Is it possible for a changeling druid to cast this clone spell?
I believe Zee Bashew said it best: "If you thought it was pretty easy when you killed that necromancer...you didn't kill them!"
Had a whole idea for a campaign where a cult of Vecna-worshippers conduct their meetings at various orphanages across the kingdom...while in "Clones" of themselves as children.
A group of crusaders catch wind of this, and they decides to slay these cultists...to everyone else, they are watching children be killed by evil warriors...which is who the players "think" are the bad guys.
Then later, towards the end of the campaign...surprise!
The children were the evil ones, and you just butchered the only heroes who knew about them!
Question, could you create one clone, die and cut up your dead body into material for clone spell?
Only works on medium sized creatures. Why? and why does this sentence read so poorly, "This spell grows an inert duplicate of a living, Medium creature as a safeguard against death"
That's not even how the rule formatting of 5e works, it should say "Medium sized creature" so this sentence doesn't even actually mean anything anyway. What a clumsy errata.
shaco
Now I'm thinking of cool role playing as a soulless clone of a powerful evil mage that somehow got woken before the mage died.
Yeah, lichdom is really only useful if you want to maintain control over an undead army. Earlier editions had it so that clones decayed rapidly so you needed another person to maintain the clones through gentle repose (Although a simulacrum works if you give them a pearl of power), but 5e is much more generous with this.
The way I see it. If you can cast this, you're strong enough to scrounge up a few thousand gold's worth of supplies. So unless you plan on dying before that, you'll probably be fine.
Any potential issuses with storing the clone body in a demi-plane?
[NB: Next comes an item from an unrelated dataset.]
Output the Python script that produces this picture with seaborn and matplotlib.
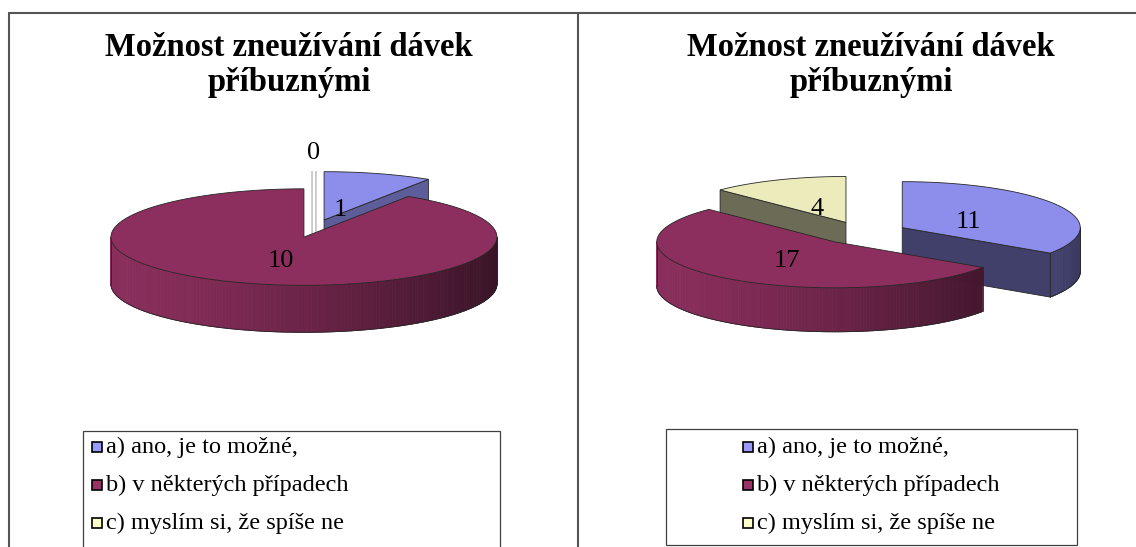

Add sequester spell into the mix?
now of course you can use this as a safeguard against death if you are boring, but as a villain using this to simply get hold of a copy of your arch-nemesis corpse is even greater, like imagine you are invited to the lair of an powerful ancient red dragon you have been fighting for almost a year expecting a trap and when you arrive in their dinner hall you realise that it is in fact you that they are eating (since ancient red dragons that are innate spellcasters can cast up to 8th level spells without components) or you find that they are doing taxidermy shit with your corpse or storing one using gentle repose so that they can raise "you" as a zombie and put on some embarrasing stage play or any number of creepy and horrible things you can do to somebody if you have a perfect but non-alive version of their body
gaining levels represents you gaining more training and experience, so it is reasonable to assume that since you retain all your training and memories (after all it is your original mind and soul that get transfered back to the new body) that you would keep all your levels, you do not suddenly become dumber as a wizard or less in touch with your god as a cleric or suddenly loose your knack for music as a bard or loose that vital vigor that made you a barbarian since none of those things would happen if your body was destroyed and you are raised back by true Resurrection.
Plus if the clone kept the level you had before it would be both a pain to keep track of and make this spell instantly completely unappealing
The wish spell gets rid of material requirements, just find somewhere secluded and wish yourself up a warehouse of clones. With the genie warlock you can wish yourself up a simulacrum that can make the more dangerous wishes for you then too, but that's a different discussion.